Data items

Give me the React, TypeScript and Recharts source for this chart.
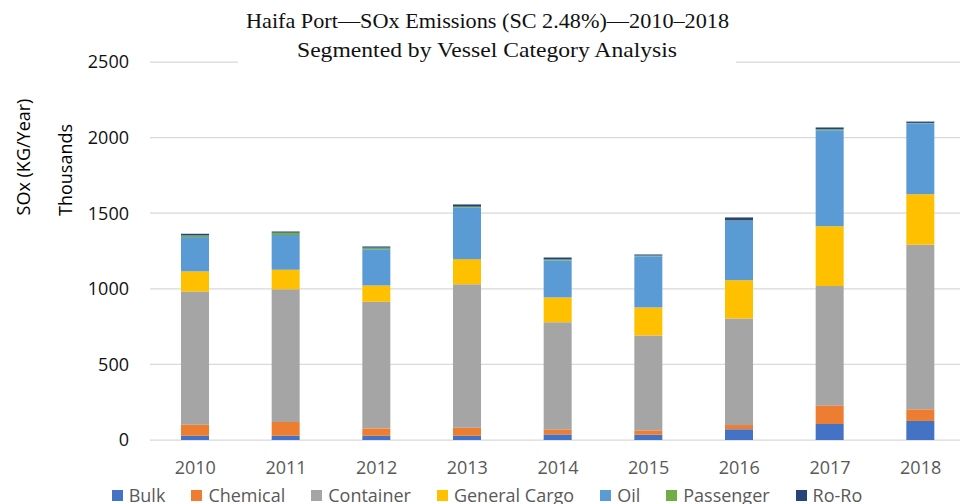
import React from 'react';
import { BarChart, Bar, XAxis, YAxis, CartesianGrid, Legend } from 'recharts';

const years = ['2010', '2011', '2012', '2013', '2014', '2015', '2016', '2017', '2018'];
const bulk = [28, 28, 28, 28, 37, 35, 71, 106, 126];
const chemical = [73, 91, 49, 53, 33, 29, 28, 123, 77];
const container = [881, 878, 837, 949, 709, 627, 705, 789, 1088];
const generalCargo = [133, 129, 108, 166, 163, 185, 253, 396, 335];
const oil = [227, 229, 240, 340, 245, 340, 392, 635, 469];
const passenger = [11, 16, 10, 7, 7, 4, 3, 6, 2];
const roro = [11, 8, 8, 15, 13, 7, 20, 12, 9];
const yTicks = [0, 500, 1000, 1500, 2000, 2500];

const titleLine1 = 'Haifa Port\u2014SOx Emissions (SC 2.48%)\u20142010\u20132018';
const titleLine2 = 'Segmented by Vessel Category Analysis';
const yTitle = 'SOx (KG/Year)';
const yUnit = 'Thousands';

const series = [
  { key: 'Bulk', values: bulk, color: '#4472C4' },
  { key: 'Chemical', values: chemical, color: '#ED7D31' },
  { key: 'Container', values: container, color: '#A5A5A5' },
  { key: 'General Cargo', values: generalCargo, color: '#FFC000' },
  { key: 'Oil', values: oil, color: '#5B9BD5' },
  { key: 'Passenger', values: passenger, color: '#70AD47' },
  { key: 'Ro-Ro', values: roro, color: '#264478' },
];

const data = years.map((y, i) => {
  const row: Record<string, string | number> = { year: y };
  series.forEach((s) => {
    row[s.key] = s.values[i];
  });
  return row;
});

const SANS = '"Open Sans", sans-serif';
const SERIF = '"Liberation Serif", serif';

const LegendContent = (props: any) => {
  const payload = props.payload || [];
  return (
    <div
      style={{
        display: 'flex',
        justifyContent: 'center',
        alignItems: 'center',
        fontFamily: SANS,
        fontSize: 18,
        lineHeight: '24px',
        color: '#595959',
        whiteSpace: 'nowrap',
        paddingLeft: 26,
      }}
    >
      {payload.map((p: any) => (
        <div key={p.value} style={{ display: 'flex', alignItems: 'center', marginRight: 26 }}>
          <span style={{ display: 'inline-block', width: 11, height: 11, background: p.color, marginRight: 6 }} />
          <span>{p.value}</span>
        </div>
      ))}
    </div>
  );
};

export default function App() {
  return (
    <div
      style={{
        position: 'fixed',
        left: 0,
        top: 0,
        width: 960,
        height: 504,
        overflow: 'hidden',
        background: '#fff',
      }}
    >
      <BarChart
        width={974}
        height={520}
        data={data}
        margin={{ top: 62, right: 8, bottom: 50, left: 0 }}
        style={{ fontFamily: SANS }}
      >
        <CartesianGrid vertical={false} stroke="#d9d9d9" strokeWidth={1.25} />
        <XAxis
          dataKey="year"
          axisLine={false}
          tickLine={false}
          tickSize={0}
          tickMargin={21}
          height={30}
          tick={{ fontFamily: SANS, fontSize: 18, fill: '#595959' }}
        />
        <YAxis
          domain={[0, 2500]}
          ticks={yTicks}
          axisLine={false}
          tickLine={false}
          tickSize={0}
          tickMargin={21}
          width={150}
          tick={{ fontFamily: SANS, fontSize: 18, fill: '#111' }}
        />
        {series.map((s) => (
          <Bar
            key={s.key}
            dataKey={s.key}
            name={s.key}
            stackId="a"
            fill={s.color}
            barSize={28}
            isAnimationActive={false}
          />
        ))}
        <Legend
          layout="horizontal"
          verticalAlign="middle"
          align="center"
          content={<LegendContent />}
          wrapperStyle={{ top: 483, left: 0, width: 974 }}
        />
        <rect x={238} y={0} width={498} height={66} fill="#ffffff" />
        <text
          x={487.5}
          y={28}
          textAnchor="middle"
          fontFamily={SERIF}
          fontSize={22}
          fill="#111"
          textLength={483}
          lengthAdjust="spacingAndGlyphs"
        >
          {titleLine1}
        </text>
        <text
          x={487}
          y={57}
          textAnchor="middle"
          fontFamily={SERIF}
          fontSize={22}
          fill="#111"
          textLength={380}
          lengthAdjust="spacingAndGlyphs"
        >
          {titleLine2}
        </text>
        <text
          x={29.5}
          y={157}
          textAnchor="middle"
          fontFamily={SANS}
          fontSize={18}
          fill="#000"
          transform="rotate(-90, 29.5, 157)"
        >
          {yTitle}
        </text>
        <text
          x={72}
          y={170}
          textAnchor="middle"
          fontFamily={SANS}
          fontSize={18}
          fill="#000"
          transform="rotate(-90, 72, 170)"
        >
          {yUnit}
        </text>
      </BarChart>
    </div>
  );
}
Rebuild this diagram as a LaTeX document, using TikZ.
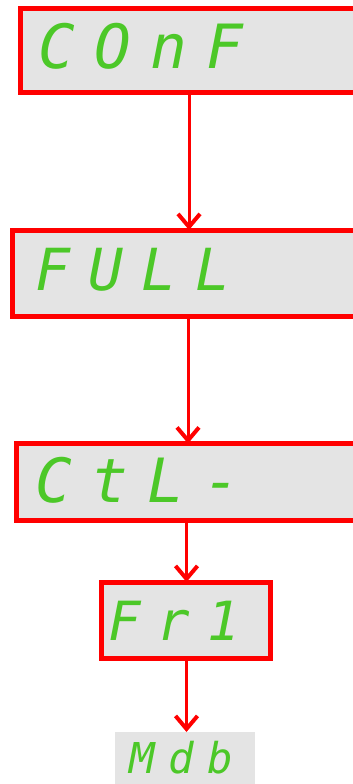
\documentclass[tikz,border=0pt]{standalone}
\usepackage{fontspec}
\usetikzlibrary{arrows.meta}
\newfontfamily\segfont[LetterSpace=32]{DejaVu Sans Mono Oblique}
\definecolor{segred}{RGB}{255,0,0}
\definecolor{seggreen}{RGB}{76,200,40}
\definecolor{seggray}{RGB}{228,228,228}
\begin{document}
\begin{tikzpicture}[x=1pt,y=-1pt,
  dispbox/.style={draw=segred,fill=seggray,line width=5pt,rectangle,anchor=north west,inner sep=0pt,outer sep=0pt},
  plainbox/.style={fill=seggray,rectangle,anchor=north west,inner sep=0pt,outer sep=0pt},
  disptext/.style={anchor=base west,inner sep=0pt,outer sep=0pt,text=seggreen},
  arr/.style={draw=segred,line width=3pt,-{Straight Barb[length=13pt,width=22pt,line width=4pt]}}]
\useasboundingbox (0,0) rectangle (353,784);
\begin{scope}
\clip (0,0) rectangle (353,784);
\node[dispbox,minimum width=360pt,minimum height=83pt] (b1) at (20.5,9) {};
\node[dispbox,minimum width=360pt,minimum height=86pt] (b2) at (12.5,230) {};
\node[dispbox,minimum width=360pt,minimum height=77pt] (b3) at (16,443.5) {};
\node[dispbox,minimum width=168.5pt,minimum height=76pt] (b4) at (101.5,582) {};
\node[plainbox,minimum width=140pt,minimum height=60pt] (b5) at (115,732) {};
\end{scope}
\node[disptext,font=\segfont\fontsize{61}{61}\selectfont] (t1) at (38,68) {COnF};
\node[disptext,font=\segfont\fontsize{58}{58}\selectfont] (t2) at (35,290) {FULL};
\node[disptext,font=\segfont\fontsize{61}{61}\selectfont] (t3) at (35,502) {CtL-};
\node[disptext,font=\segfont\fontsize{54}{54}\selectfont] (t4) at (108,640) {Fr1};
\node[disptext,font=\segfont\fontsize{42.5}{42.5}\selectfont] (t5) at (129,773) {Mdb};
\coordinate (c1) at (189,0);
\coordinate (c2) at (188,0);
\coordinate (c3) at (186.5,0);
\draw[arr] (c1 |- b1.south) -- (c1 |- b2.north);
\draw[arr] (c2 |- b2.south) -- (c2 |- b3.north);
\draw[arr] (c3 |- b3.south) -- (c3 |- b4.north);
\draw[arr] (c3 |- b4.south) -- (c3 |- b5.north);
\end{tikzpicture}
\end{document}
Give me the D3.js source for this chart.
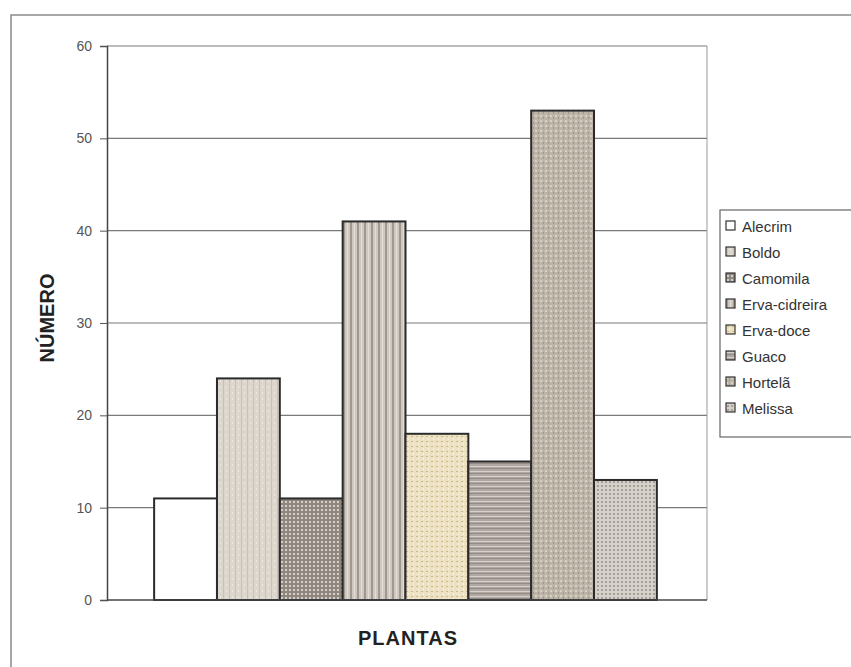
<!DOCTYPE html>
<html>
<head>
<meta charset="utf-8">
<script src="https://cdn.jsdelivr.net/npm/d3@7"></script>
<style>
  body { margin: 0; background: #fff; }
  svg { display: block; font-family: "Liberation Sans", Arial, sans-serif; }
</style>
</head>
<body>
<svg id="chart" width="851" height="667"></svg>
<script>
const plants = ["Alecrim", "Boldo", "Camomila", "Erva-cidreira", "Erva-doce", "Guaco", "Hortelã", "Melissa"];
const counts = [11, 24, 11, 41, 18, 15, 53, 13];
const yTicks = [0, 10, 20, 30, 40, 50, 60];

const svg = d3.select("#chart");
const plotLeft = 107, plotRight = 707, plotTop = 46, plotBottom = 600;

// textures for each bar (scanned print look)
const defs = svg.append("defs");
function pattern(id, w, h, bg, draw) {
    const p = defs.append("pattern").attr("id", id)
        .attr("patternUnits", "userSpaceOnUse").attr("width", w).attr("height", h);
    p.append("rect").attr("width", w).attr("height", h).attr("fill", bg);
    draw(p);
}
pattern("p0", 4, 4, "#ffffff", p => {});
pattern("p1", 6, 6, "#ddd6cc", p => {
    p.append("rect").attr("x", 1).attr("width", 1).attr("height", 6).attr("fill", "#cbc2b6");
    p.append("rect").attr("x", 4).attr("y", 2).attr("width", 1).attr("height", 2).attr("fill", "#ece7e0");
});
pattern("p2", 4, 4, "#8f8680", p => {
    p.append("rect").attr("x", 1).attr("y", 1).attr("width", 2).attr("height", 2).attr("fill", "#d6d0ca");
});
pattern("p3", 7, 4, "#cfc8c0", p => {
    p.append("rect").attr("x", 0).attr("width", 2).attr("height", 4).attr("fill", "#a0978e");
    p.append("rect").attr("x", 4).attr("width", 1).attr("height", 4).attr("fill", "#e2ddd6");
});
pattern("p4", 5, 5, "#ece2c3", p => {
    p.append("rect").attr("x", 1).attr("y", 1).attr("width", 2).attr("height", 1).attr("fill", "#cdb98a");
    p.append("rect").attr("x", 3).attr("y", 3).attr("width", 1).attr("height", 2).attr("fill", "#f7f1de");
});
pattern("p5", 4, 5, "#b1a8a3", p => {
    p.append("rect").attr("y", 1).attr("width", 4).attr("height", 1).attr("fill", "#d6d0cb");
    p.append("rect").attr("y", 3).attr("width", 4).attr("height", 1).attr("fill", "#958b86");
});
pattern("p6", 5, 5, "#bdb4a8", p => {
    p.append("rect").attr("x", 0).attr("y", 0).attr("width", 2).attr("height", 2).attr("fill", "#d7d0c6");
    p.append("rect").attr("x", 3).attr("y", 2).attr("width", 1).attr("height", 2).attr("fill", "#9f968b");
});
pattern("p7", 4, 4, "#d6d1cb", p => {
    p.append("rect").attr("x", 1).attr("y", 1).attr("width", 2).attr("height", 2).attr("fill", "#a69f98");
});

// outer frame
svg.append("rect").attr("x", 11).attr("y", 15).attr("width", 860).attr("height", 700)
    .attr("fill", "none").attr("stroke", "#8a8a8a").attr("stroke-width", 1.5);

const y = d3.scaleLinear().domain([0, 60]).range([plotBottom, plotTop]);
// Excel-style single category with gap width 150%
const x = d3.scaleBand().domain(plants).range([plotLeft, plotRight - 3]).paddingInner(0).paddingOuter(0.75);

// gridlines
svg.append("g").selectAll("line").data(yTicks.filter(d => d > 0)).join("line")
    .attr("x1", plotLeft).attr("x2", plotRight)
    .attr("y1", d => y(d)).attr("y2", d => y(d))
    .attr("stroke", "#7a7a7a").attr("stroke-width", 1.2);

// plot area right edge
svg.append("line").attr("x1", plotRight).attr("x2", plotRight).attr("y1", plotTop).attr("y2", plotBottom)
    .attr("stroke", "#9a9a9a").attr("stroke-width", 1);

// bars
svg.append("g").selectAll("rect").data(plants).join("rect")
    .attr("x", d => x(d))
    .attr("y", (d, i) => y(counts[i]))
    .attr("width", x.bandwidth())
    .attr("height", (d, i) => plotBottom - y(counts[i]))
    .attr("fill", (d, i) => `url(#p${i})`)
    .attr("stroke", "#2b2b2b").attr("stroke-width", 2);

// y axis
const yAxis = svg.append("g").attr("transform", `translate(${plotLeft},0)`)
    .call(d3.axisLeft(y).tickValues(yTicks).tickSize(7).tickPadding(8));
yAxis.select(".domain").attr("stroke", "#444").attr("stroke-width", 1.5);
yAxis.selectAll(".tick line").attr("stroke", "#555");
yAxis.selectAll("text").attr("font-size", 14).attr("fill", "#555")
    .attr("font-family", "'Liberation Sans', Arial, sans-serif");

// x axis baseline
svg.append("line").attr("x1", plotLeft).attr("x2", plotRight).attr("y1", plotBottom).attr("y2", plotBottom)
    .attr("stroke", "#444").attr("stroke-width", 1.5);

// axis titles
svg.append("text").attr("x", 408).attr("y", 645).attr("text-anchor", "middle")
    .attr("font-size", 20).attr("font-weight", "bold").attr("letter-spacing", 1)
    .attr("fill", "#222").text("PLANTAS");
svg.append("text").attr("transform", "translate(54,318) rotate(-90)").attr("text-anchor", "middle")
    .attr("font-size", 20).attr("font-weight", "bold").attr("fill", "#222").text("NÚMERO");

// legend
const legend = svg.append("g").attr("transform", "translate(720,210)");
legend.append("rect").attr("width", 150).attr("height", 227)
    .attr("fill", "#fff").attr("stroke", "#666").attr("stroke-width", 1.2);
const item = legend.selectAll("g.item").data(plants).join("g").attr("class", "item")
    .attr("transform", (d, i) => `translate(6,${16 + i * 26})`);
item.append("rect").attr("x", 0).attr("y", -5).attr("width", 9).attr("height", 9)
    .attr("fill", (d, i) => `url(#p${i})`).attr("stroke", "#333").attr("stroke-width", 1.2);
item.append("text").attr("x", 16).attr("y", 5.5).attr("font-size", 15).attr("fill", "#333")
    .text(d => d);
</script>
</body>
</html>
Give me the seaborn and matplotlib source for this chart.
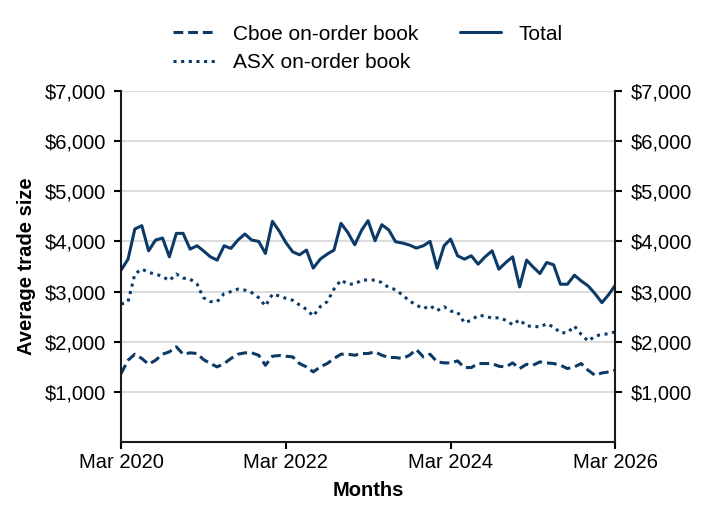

TASK STATEMENT
Above are the records. Copy only the lines from the one with "Give me the D3.js source for this chart." through the one with "const plotLeft = 107, plotRight", exactly, with no pictures.

RESULT FOR THIS EXERCISE
Give me the D3.js source for this chart.
<!DOCTYPE html>
<html>
<head>
<meta charset="utf-8">
<script src="https://cdn.jsdelivr.net/npm/d3@7"></script>
<style>
  body { margin: 0; background: #fff; }
  svg { display: block; font-family: "Liberation Sans", Arial, sans-serif; }
</style>
</head>
<body>
<svg id="chart" width="851" height="667"></svg>
<script>
const plants = ["Alecrim", "Boldo", "Camomila", "Erva-cidreira", "Erva-doce", "Guaco", "Hortelã", "Melissa"];
const counts = [11, 24, 11, 41, 18, 15, 53, 13];
const yTicks = [0, 10, 20, 30, 40, 50, 60];

const svg = d3.select("#chart");
const plotLeft = 107, plotRight = 707, plotTop = 46, plotBottom = 600;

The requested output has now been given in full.